Problem: Let $V$ be an inner product space, $S$ and $S_0$ be subsets of $V$, and $W$ be subsets of $V$, and $W$ be a finite-dimensional subspace of $V$. Prove
1). $S_0 \subseteq S$ implies that $S^{\bot} \subseteq S_0^{\bot}$
Brief sketch: Let $\beta={v_1,…v_k}$ be a basis for $S_0$, $\beta'{v_1',..,v_k'}$ bais for $S_0^{\bot}$, $\gamma={w_1,…,w_k}$ basi for $S$ and $\gamma'={w_1',…,w_k'}$ basis for $S^{\bot}$.
by the theorem, we can conclude the statement.

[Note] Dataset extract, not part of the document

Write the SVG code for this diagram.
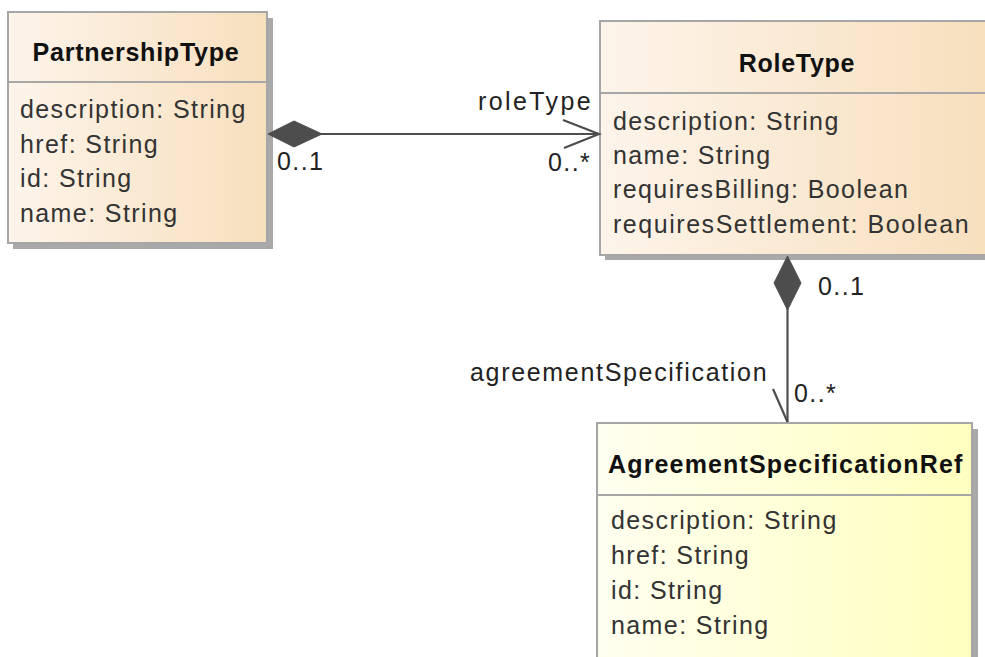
<svg xmlns="http://www.w3.org/2000/svg" width="985" height="657" viewBox="0 0 985 657">
<style>
.box{stroke:#a6a6a6;stroke-width:2}
.shadow{fill:#a9a9a9}
.sep{stroke:#a6a6a6;stroke-width:2}
.title{font-family:"Liberation Sans",Arial,sans-serif;font-weight:bold;font-size:25px;letter-spacing:0.7px;fill:#111;text-anchor:middle}
.attr{font-family:"Liberation Sans",Arial,sans-serif;font-size:25px;letter-spacing:1.4px;fill:#333}
.lbl{font-family:"Liberation Sans",Arial,sans-serif;font-size:25px;letter-spacing:1.4px;fill:#222}
.conn{stroke:#4d4d4d;stroke-width:2.2;fill:none}
.dia{fill:#4d4d4d;stroke:#4d4d4d;stroke-width:1}
</style>
<defs>
<linearGradient id="gOrange" x1="0" y1="0" x2="1" y2="0">
<stop offset="0" stop-color="#fdf4ea"/>
<stop offset="1" stop-color="#f7dfbd"/>
</linearGradient>
<linearGradient id="gYellow" x1="0" y1="0" x2="1" y2="0">
<stop offset="0" stop-color="#fffff0"/>
<stop offset="1" stop-color="#ffffbf"/>
</linearGradient>
</defs>
<rect width="985" height="657" fill="#ffffff"/>

<g id="PartnershipType">
<rect class="shadow" x="13" y="18" width="260" height="231"/>
<rect class="box" x="8" y="12" width="259" height="231" fill="url(#gOrange)"/>
<line class="sep" x1="8" y1="82" x2="267" y2="82"/>
<text class="title" x="136" y="61" textLength="207" lengthAdjust="spacingAndGlyphs">PartnershipType</text>
<text class="attr" x="20" y="118">description: String</text>
<text class="attr" x="20" y="153">href: String</text>
<text class="attr" x="20" y="187">id: String</text>
<text class="attr" x="20" y="222">name: String</text>
</g>

<g id="RoleType">
<rect class="shadow" x="605" y="27" width="385" height="233"/>
<rect class="box" x="600" y="21" width="390" height="234" fill="url(#gOrange)"/>
<line class="sep" x1="600" y1="93" x2="990" y2="93"/>
<text class="title" x="797" y="72">RoleType</text>
<text class="attr" x="613" y="130">description: String</text>
<text class="attr" x="613" y="164">name: String</text>
<text class="attr" x="613" y="198">requiresBilling: Boolean</text>
<text class="attr" x="613" y="233" textLength="357">requiresSettlement: Boolean</text>
</g>

<g id="AgreementSpecificationRef">
<rect class="shadow" x="603" y="429" width="375" height="235"/>
<rect class="box" x="597" y="423" width="375" height="240" fill="url(#gYellow)"/>
<line class="sep" x1="597" y1="495" x2="972" y2="495"/>
<text class="title" x="785.5" y="473" textLength="355">AgreementSpecificationRef</text>
<text class="attr" x="611" y="529">description: String</text>
<text class="attr" x="611" y="564">href: String</text>
<text class="attr" x="611" y="599">id: String</text>
<text class="attr" x="611" y="634">name: String</text>
</g>

<g id="connectors">
<g id="c1">
<line class="conn" x1="320" y1="134" x2="599" y2="134"/>
<polygon class="dia" points="268,134 294,121 322,134 294,147"/>
<polyline class="conn" points="563,120 599,134 564,148"/>
<text class="lbl" x="478" y="110" textLength="114">roleType</text>
<text class="lbl" x="277" y="170">0..1</text>
<text class="lbl" x="548" y="171">0..*</text>
</g>
<g id="c2">
<line class="conn" x1="787.5" y1="308" x2="787.5" y2="422"/>
<polygon class="dia" points="787.5,256 801,283 787.5,310 774,283"/>
<polyline class="conn" points="773,389 787.5,422"/>
<text class="lbl" x="818" y="295">0..1</text>
<text class="lbl" x="470" y="381" textLength="298">agreementSpecification</text>
<text class="lbl" x="794" y="402">0..*</text>
</g>
</g>
</svg>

Theorem: suppose $S={v_1,v_2,..,v_k}$ is an orthonormal set in an $n$-dimensional inner product space $V$, then $S$ can be extended to an orthonormal basis ${v_1,v_2,…,v_k,v_{k+1},…,v_n}$ for $V$.
Will that be enough?
Best Answer
No, it will not be enough. What does “Let $\beta={v_1,...v_k}$ for $S_0$, $\beta'{v_1',..,v_k'}$ for $S_0^{\bot}$” mean? I have no idea.
Besides, you don't need bases here. If $v\in S^\top$, then, for each $w\in S$, $\langle v,w\rangle=0$. In particular (since $S_0\subset S$), for each $w\in S$, $\langle v,w\rangle=0$, and so $v\in S_0^\top$.